Managing Marriage Allowance: Transfers and Cancellations Explained

Learn how to manage Marriage Allowance effectively, including transfer processes and cancellation steps, to optimize your tax benefits.

Marriage Allowance offers a tax benefit for eligible couples, allowing one partner to transfer a portion of their personal allowance to the other, potentially reducing their overall tax bill. Understanding how to manage this allowance is important for optimizing financial benefits within a marriage.

This article explores the management of Marriage Allowance, focusing on transfers and cancellations, and provides guidance on navigating these processes.

Eligibility Criteria for Marriage Allowance

To benefit from the Marriage Allowance, couples must meet specific eligibility requirements. The allowance is available to married couples or those in a civil partnership, excluding cohabiting couples who have not formalized their relationship. It supports those who have legally recognized their union, providing a financial incentive for such commitments.

Eligibility is also determined by income levels. The partner transferring their personal allowance must have an income below the personal allowance threshold, currently set at £12,570 for the tax year 2023/24. The recipient partner must be a basic rate taxpayer, with income not exceeding £50,270. This ensures the tax benefit is targeted towards middle-income households.

Age and residency are additional factors. Both partners must be born on or after April 6, 1935, and reside in the UK for tax purposes. This residency requirement ensures the allowance is available to those contributing to the UK tax system.

Process of Transferring Marriage Allowance

Transferring the Marriage Allowance begins with an online application through the UK government portal, overseen by HM Revenue and Customs (HMRC). The partner transferring their unused personal allowance should provide specific details, including their National Insurance number, to ensure the security and accuracy of the transaction.

Once the application is submitted, HMRC conducts a verification check. After successful verification, the allowance is adjusted, and the recipient partner’s tax code is modified to reflect the additional allowance, typically resulting in a reduced tax bill.

Reasons for Cancelling Marriage Allowance

Couples may need to cancel the Marriage Allowance transfer due to changes in personal or financial circumstances. A common scenario involves a shift in income levels. If the lower-earning partner’s income surpasses the personal allowance threshold, the transfer may become unnecessary.

Life events, such as a new job or a significant salary increase, can alter the couple’s tax dynamics. Similarly, a change in employment status can impact the relevance of the Marriage Allowance. It’s important for couples to regularly assess their financial situation to ensure the allowance remains beneficial.

Relationship changes, such as separation or divorce, also necessitate cancellation. If one partner moves abroad, affecting their residency status for tax purposes, this could require cancellation of the allowance.

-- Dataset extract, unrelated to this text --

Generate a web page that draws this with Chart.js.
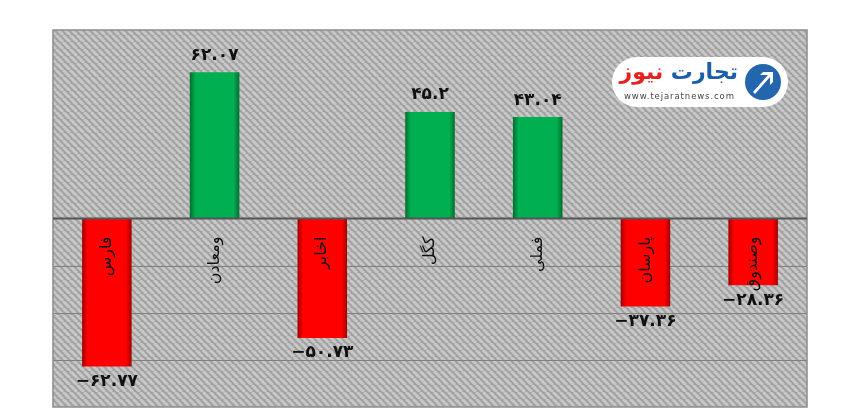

Steps to Cancel Marriage Allowance Transfer

Cancelling a Marriage Allowance transfer involves accessing the government’s online platform. The partner who originally transferred their allowance should have their Government Gateway user ID and password ready for quick access.

Once logged in, navigate to the Marriage Allowance section to stop the ongoing transfer. This updates your records, reversing the transfer of the allowance. It’s advisable to review the updated tax codes to ensure accuracy and avoid unexpected tax liabilities.